Kini, dulang itu memang tampak utuh, tetapi kosong di dalamnya. Yang hilang bukan siputiah atau wajik, melainkan kesadaran akan maknanya. Maka, menjaga talam ampek berarti menjaga kemampuan kita untuk memberi arti pada kehidupan sosial. Selama masih ada tangan yang mau menata kue di atas daun pisang dan hati yang memahami maknanya, tradisi ini belum mati. Ia hanya menunggu generasi yang mau kembali menyentuhnya bukan dengan kamera, tetapi dengan rasa.
Lintau, 14 Juli 2025
Daftar Pustaka
Azwina, Y. (2025, Juni 2). Makna Talam Ampek bagi Generasi Muda. Wawancara Pribadi, Lintau Buo Utara, Sumatera Barat.

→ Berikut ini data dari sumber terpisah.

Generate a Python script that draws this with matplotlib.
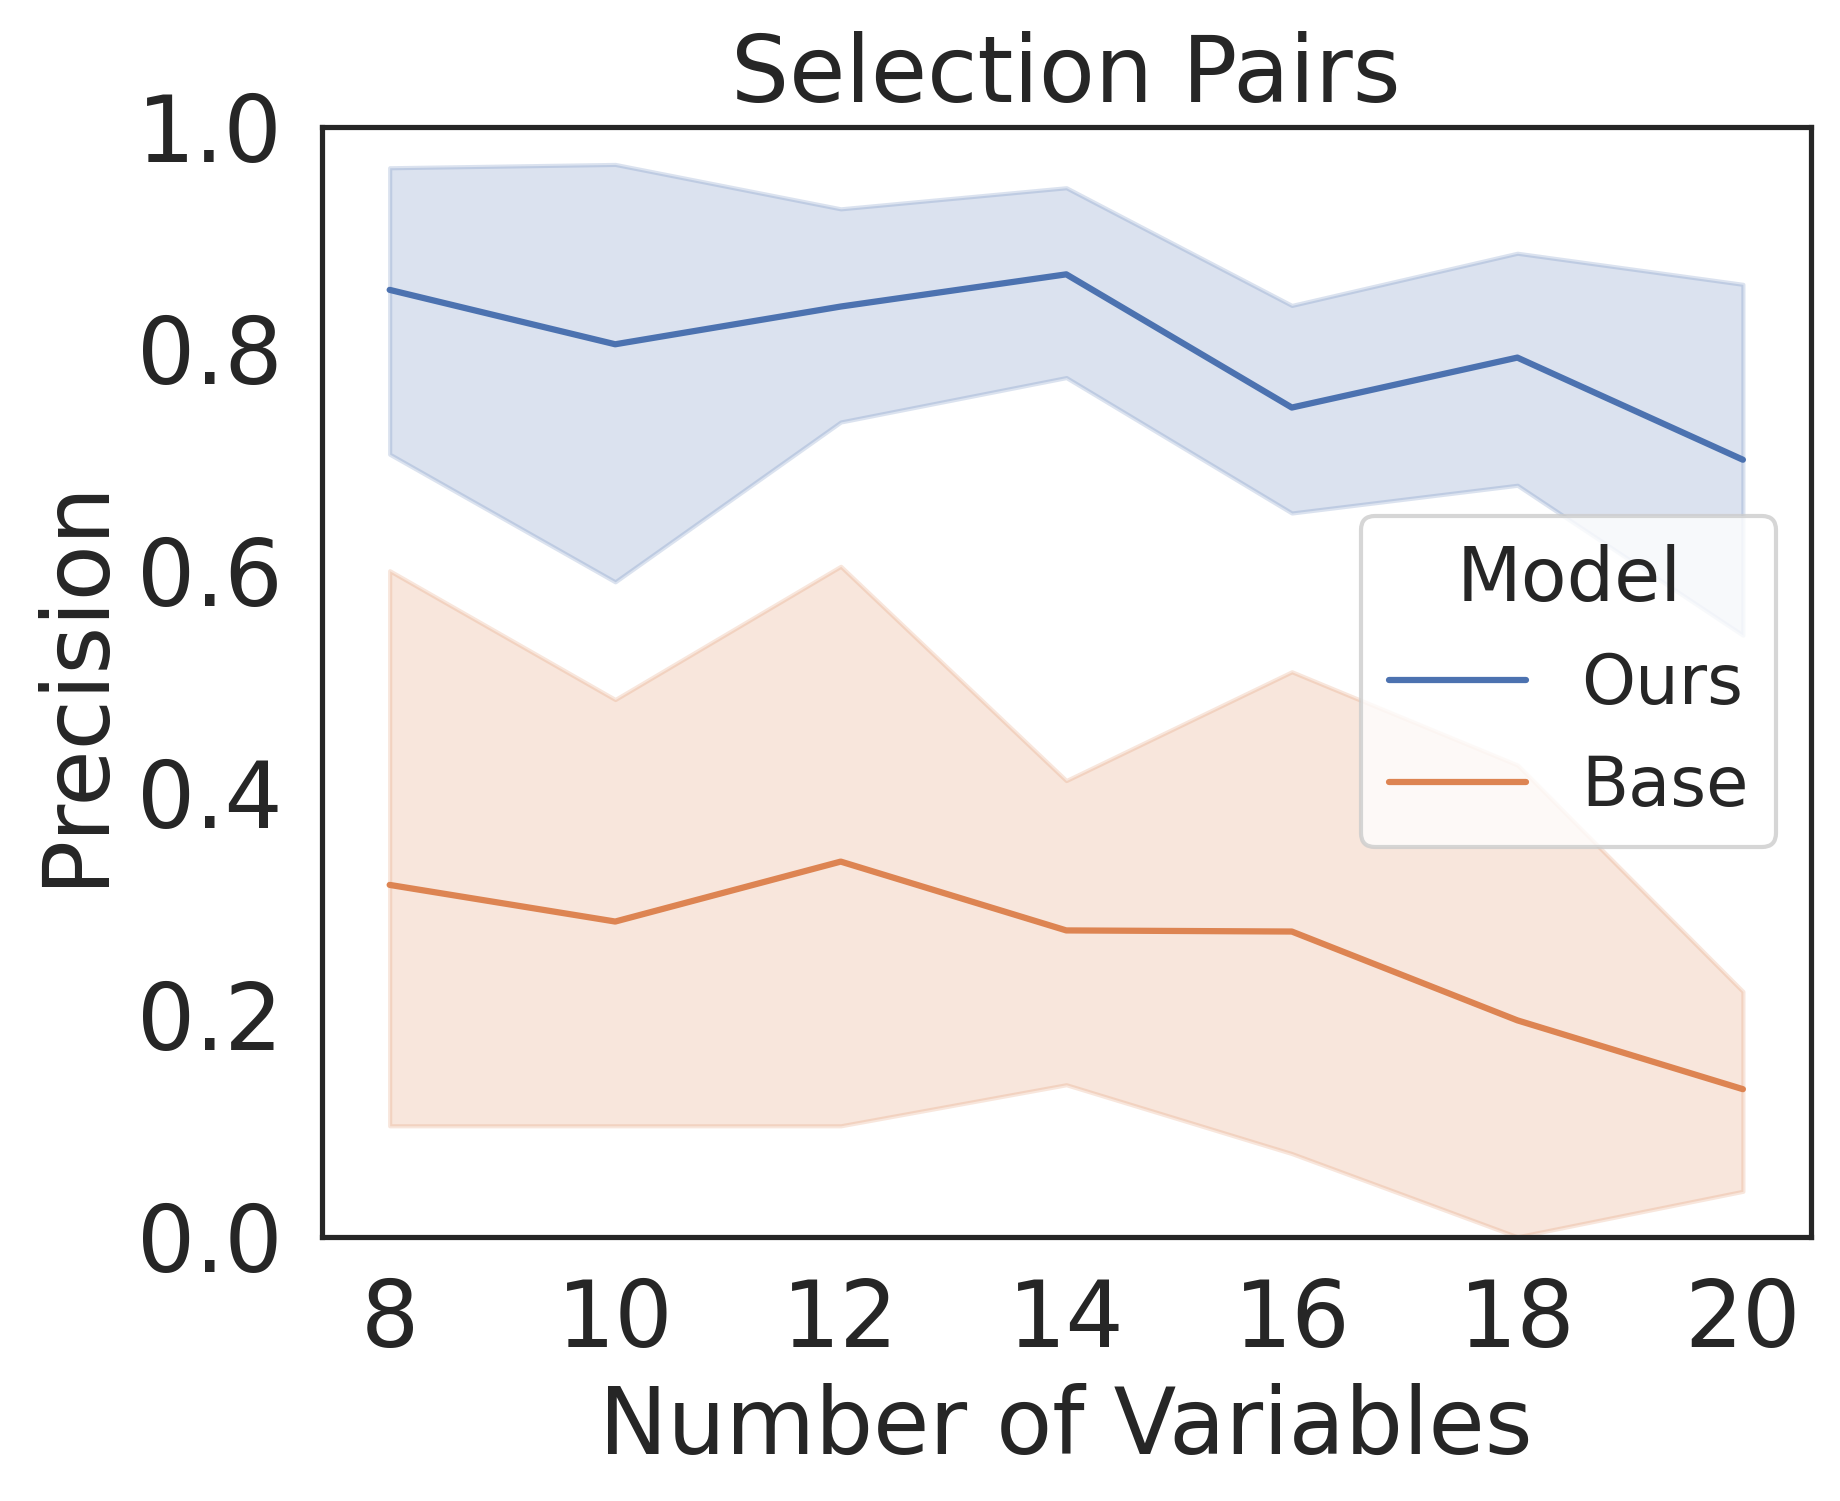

Finnahar, A. M. W. (2025). Tradisi Talam Ampek di Nagari Tapi Selo Kecamatan Lintau Buo Utara. Kabupaten Tanah Datar, Sumatera Barat.
Kistanto, N. H. (2017). Tentang Konsep Kebudayaan. Sabda Jurnal Kajian Kebudayaan UNDIP, 1–11.
OfficialSINDOnews. (2025, Februari 7). Fadli Zon Ungkap Anggaran Kementerian Kebudayaan Dipangkas. [Video YouTube].
Nuryanti, Mukaromah, S., & Mubin, N. (2024). Pengaruh Globalisasi terhadap Identitas Budaya Lokal dan Dinamika Sosial Masyarakat di Dieng Wonosobo. Jurnal Sains Student Research, 241–245.
Satria, D., & Erlando, A. (2018). Ekonomi Festival. Malang: Universitas Brawijaya Press.